Mexico asks cemeteries to close for Day of the Dead due to Covid-19 fears

Madeline Roth
·2 min read
Mexico’s Day of the Dead celebrations will look different this year, as the country has called on cemeteries to close to the public in an effort to curb coronavirus infections. (Getty Images)
Mexico’s Day of the Dead celebrations will look different this year, as the country has called on cemeteries to close to the public in an effort to curb coronavirus infections. (Getty Images)

Day of the Dead, one of Mexico’s biggest and most beloved cultural celebrations, will look a little different this year due to the ongoing coronavirus pandemic.

According to Reuters, Mexican authorities have called on cemeteries to close to the public ahead of the November 1-2 celebration, in an attempt to curb the spread of Covid-19. Day of the Dead, or Día de los Muertos, is a celebratory and colorful holiday during which families spend the night at the graves of their loved ones, believing that the spirits of their dead relatives return to visit those they left behind.

The annual festivities typically draw hundreds of thousands of people to cemeteries and public plazas, which could become “areas of high risk for contagion,” according to Deputy Health Minister Hugo Lopez-Gatell.
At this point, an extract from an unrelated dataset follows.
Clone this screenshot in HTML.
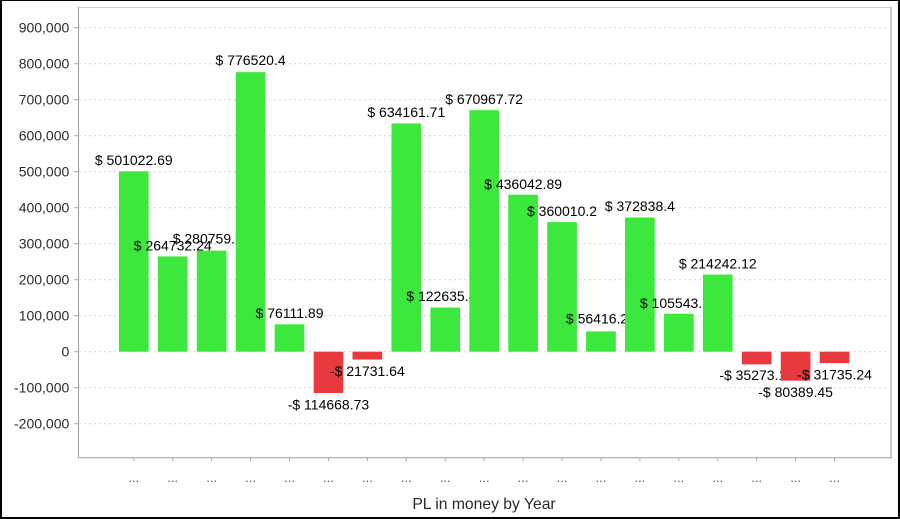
<!DOCTYPE html>
<html><head><meta charset="utf-8"><style>
html,body{margin:0;padding:0;background:#fff;}
svg{display:block;}
text{font-family:"Liberation Sans",Arial,sans-serif;}
</style></head><body>
<svg width="900" height="519" viewBox="0 0 900 519" xmlns="http://www.w3.org/2000/svg">
<rect x="0" y="0" width="900" height="519" fill="#fff"/>
<!-- outer border -->
<rect x="0" y="0" width="900" height="1" fill="#000"/>
<rect x="0" y="0" width="2" height="519" fill="#000"/>
<rect x="898" y="0" width="2" height="519" fill="#000"/>
<rect x="0" y="517" width="900" height="2" fill="#000"/>

<!-- gridlines -->
<g stroke="#d2d2d2" stroke-width="1" stroke-dasharray="2,3">
<line x1="79" y1="27.7" x2="889" y2="27.7"/>
<line x1="79" y1="63.7" x2="889" y2="63.7"/>
<line x1="79" y1="99.7" x2="889" y2="99.7"/>
<line x1="79" y1="135.7" x2="889" y2="135.7"/>
<line x1="79" y1="171.7" x2="889" y2="171.7"/>
<line x1="79" y1="207.7" x2="889" y2="207.7"/>
<line x1="79" y1="243.7" x2="889" y2="243.7"/>
<line x1="79" y1="279.7" x2="889" y2="279.7"/>
<line x1="79" y1="315.7" x2="889" y2="315.7"/>
<line x1="79" y1="351.7" x2="889" y2="351.7"/>
<line x1="79" y1="387.7" x2="889" y2="387.7"/>
<line x1="79" y1="423.7" x2="889" y2="423.7"/>
</g>

<!-- plot outline -->
<line x1="78" y1="7.5" x2="892" y2="7.5" stroke="#cfcfcf" stroke-width="1"/>
<line x1="891" y1="7" x2="891" y2="458" stroke="#c8c8c8" stroke-width="2"/>
<line x1="78.5" y1="7" x2="78.5" y2="458" stroke="#a8a8a8" stroke-width="1.2"/>
<line x1="78" y1="457.7" x2="892" y2="457.7" stroke="#a8a8a8" stroke-width="1.2"/>

<!-- y ticks & labels -->
<g stroke="#a8a8a8" stroke-width="1">
<line x1="74" y1="27.7" x2="78" y2="27.7"/>
<line x1="74" y1="63.7" x2="78" y2="63.7"/>
<line x1="74" y1="99.7" x2="78" y2="99.7"/>
<line x1="74" y1="135.7" x2="78" y2="135.7"/>
<line x1="74" y1="171.7" x2="78" y2="171.7"/>
<line x1="74" y1="207.7" x2="78" y2="207.7"/>
<line x1="74" y1="243.7" x2="78" y2="243.7"/>
<line x1="74" y1="279.7" x2="78" y2="279.7"/>
<line x1="74" y1="315.7" x2="78" y2="315.7"/>
<line x1="74" y1="351.7" x2="78" y2="351.7"/>
<line x1="74" y1="387.7" x2="78" y2="387.7"/>
<line x1="74" y1="423.7" x2="78" y2="423.7"/>
</g>
<g font-size="14" fill="#2a2a2a" text-anchor="end">
<text x="69.3" y="32.6">900,000</text>
<text x="69.3" y="68.6">800,000</text>
<text x="69.3" y="104.6">700,000</text>
<text x="69.3" y="140.6">600,000</text>
<text x="69.3" y="176.6">500,000</text>
<text x="69.3" y="212.6">400,000</text>
<text x="69.3" y="248.6">300,000</text>
<text x="69.3" y="284.6">200,000</text>
<text x="69.3" y="320.6">100,000</text>
<text x="69.3" y="356.6">0</text>
<text x="69.3" y="392.6">-100,000</text>
<text x="69.3" y="428.6">-200,000</text>
</g>

<!-- x ticks -->
<g stroke="#a8a8a8" stroke-width="1">
<line x1="133.8" y1="458" x2="133.8" y2="461"/>
<line x1="172.73" y1="458" x2="172.73" y2="461"/>
<line x1="211.66" y1="458" x2="211.66" y2="461"/>
<line x1="250.59" y1="458" x2="250.59" y2="461"/>
<line x1="289.52" y1="458" x2="289.52" y2="461"/>
<line x1="328.45" y1="458" x2="328.45" y2="461"/>
<line x1="367.38" y1="458" x2="367.38" y2="461"/>
<line x1="406.31" y1="458" x2="406.31" y2="461"/>
<line x1="445.24" y1="458" x2="445.24" y2="461"/>
<line x1="484.17" y1="458" x2="484.17" y2="461"/>
<line x1="523.1" y1="458" x2="523.1" y2="461"/>
<line x1="562.03" y1="458" x2="562.03" y2="461"/>
<line x1="600.96" y1="458" x2="600.96" y2="461"/>
<line x1="639.89" y1="458" x2="639.89" y2="461"/>
<line x1="678.82" y1="458" x2="678.82" y2="461"/>
<line x1="717.75" y1="458" x2="717.75" y2="461"/>
<line x1="756.68" y1="458" x2="756.68" y2="461"/>
<line x1="795.61" y1="458" x2="795.61" y2="461"/>
<line x1="834.54" y1="458" x2="834.54" y2="461"/>
</g>
<g font-size="13" fill="#555" text-anchor="middle">
<text x="133.8" y="482">...</text>
<text x="172.73" y="482">...</text>
<text x="211.66" y="482">...</text>
<text x="250.59" y="482">...</text>
<text x="289.52" y="482">...</text>
<text x="328.45" y="482">...</text>
<text x="367.38" y="482">...</text>
<text x="406.31" y="482">...</text>
<text x="445.24" y="482">...</text>
<text x="484.17" y="482">...</text>
<text x="523.1" y="482">...</text>
<text x="562.03" y="482">...</text>
<text x="600.96" y="482">...</text>
<text x="639.89" y="482">...</text>
<text x="678.82" y="482">...</text>
<text x="717.75" y="482">...</text>
<text x="756.68" y="482">...</text>
<text x="795.61" y="482">...</text>
<text x="834.54" y="482">...</text>
</g>
<text x="484" y="509" font-size="15.7" fill="#2a2a2a" text-anchor="middle">PL in money by Year</text>

<!-- bars + labels, in draw order -->
<g font-size="14" fill="#000" text-anchor="middle">
<rect x="118.95" y="171.33" width="29.7" height="180.37" fill="#3de83d"/>
<text x="133.8" y="165.0">$ 501022.69</text>
<rect x="157.88" y="256.40" width="29.7" height="95.30" fill="#3de83d"/>
<text x="172.73" y="250.6">$ 264732.24</text>
<rect x="196.81" y="250.63" width="29.7" height="101.07" fill="#3de83d"/>
<text x="211.66" y="243.5">$ 280759.53</text>
<rect x="235.74" y="72.15" width="29.7" height="279.55" fill="#3de83d"/>
<text x="250.59" y="65.0">$ 776520.4</text>
<rect x="274.67" y="324.30" width="29.7" height="27.40" fill="#3de83d"/>
<text x="289.52" y="317.8">$ 76111.89</text>
<rect x="313.60" y="351.70" width="29.7" height="41.28" fill="#e8393f"/>
<text x="328.45" y="409.4">-$ 114668.73</text>
<rect x="352.53" y="351.70" width="29.7" height="7.82" fill="#e8393f"/>
<text x="367.38" y="376.0">-$ 21731.64</text>
<rect x="391.46" y="123.40" width="29.7" height="228.30" fill="#3de83d"/>
<text x="406.31" y="117.2">$ 634161.71</text>
<rect x="430.39" y="307.55" width="29.7" height="44.15" fill="#3de83d"/>
<text x="445.24" y="301.0">$ 122635.48</text>
<rect x="469.32" y="110.15" width="29.7" height="241.55" fill="#3de83d"/>
<text x="484.17" y="104.0">$ 670967.72</text>
<rect x="508.25" y="194.72" width="29.7" height="156.98" fill="#3de83d"/>
<text x="523.1" y="189.0">$ 436042.89</text>
<rect x="547.18" y="222.10" width="29.7" height="129.60" fill="#3de83d"/>
<text x="562.03" y="216.0">$ 360010.2</text>
<rect x="586.11" y="331.39" width="29.7" height="20.31" fill="#3de83d"/>
<text x="600.96" y="323.6">$ 56416.23</text>
<rect x="625.04" y="217.48" width="29.7" height="134.22" fill="#3de83d"/>
<text x="639.89" y="210.8">$ 372838.4</text>
<rect x="663.97" y="313.70" width="29.7" height="38.00" fill="#3de83d"/>
<text x="678.82" y="308.2">$ 105543.51</text>
<rect x="702.90" y="274.57" width="29.7" height="77.13" fill="#3de83d"/>
<text x="717.75" y="268.3">$ 214242.12</text>
<rect x="741.83" y="351.70" width="29.7" height="12.70" fill="#e8393f"/>
<text x="756.68" y="380.0">-$ 35273.16</text>
<rect x="780.76" y="351.70" width="29.7" height="28.94" fill="#e8393f"/>
<text x="795.61" y="396.8">-$ 80389.45</text>
<rect x="819.69" y="351.70" width="29.7" height="11.42" fill="#e8393f"/>
<text x="834.54" y="379.4">-$ 31735.24</text>
</g>
</svg>
</body></html>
He said that “the recommendation is to avoid crowds” in an attempt to fend off another wave of infections.

Mexico City mayor Claudia Sheinbaum has also said that she will close the city’s cemeteries for this year’s Day of the Dead celebrations. She recommended that gatherings be limited to no more than 10 people.

Additionally, the Mexican government has canceled a Day of the Dead parade in Mexico City, which typically draws tens of thousands of people to the capital. The event will instead be held virtually.

Even after Day of the Dead is over, however, Mr Lopez-Gatell warned about another “high-risk opportunity” for infections on the horizon: the Day of the Virgin of Guadalupe on December 3, during which upwards of 3 million people gather in Mexico City to honor the country’s patron saint. Authorities worry that the combination of the impending holiday season and colder weather could lean to an uptick in coronavirus cases.

The pleas from Mexican authorities come as the country is grappling with a surge of Covid hospitalizations. As of Monday, the country had tallied over 891,000 infections and more than 88,000 deaths — though health officials have said those numbers are believed to be widely undercounted. According to CNN, Mexico is fourth on the global list of coronavirus fatalities, behind only the US, Brazil, and India.